begin

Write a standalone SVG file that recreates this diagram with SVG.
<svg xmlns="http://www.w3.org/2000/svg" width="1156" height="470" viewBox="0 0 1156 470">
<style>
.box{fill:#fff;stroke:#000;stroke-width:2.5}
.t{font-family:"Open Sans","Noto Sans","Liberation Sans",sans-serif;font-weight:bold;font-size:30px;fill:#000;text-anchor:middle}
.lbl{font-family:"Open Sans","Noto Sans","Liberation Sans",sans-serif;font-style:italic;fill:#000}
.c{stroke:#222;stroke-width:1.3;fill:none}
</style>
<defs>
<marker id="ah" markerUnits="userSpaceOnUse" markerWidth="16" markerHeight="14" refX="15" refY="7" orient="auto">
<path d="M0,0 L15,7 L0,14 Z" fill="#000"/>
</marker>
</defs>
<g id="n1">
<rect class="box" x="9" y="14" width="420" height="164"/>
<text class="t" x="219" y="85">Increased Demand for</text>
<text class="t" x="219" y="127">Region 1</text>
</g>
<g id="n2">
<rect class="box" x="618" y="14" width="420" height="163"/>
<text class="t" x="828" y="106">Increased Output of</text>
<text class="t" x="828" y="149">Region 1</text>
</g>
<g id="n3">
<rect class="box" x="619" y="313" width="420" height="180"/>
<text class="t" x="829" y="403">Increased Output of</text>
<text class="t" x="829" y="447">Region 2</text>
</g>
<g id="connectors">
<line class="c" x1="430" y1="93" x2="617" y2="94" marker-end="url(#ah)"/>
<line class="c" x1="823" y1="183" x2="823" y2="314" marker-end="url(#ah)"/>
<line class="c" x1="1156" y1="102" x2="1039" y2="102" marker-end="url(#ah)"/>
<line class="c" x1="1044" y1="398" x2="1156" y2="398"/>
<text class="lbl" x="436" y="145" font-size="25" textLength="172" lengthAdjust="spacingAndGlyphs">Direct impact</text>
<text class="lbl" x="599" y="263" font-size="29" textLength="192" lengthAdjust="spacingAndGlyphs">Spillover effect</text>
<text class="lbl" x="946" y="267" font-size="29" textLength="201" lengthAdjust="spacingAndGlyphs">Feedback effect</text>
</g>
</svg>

end

» **EXERCISE**: Every line of the material must be returned exactly as it appears.

» **TASK SOLUTION**:
Write a standalone SVG file that recreates this diagram with SVG.
<svg xmlns="http://www.w3.org/2000/svg" width="1156" height="470" viewBox="0 0 1156 470">
<style>
.box{fill:#fff;stroke:#000;stroke-width:2.5}
.t{font-family:"Open Sans","Noto Sans","Liberation Sans",sans-serif;font-weight:bold;font-size:30px;fill:#000;text-anchor:middle}
.lbl{font-family:"Open Sans","Noto Sans","Liberation Sans",sans-serif;font-style:italic;fill:#000}
.c{stroke:#222;stroke-width:1.3;fill:none}
</style>
<defs>
<marker id="ah" markerUnits="userSpaceOnUse" markerWidth="16" markerHeight="14" refX="15" refY="7" orient="auto">
<path d="M0,0 L15,7 L0,14 Z" fill="#000"/>
</marker>
</defs>
<g id="n1">
<rect class="box" x="9" y="14" width="420" height="164"/>
<text class="t" x="219" y="85">Increased Demand for</text>
<text class="t" x="219" y="127">Region 1</text>
</g>
<g id="n2">
<rect class="box" x="618" y="14" width="420" height="163"/>
<text class="t" x="828" y="106">Increased Output of</text>
<text class="t" x="828" y="149">Region 1</text>
</g>
<g id="n3">
<rect class="box" x="619" y="313" width="420" height="180"/>
<text class="t" x="829" y="403">Increased Output of</text>
<text class="t" x="829" y="447">Region 2</text>
</g>
<g id="connectors">
<line class="c" x1="430" y1="93" x2="617" y2="94" marker-end="url(#ah)"/>
<line class="c" x1="823" y1="183" x2="823" y2="314" marker-end="url(#ah)"/>
<line class="c" x1="1156" y1="102" x2="1039" y2="102" marker-end="url(#ah)"/>
<line class="c" x1="1044" y1="398" x2="1156" y2="398"/>
<text class="lbl" x="436" y="145" font-size="25" textLength="172" lengthAdjust="spacingAndGlyphs">Direct impact</text>
<text class="lbl" x="599" y="263" font-size="29" textLength="192" lengthAdjust="spacingAndGlyphs">Spillover effect</text>
<text class="lbl" x="946" y="267" font-size="29" textLength="201" lengthAdjust="spacingAndGlyphs">Feedback effect</text>
</g>
</svg>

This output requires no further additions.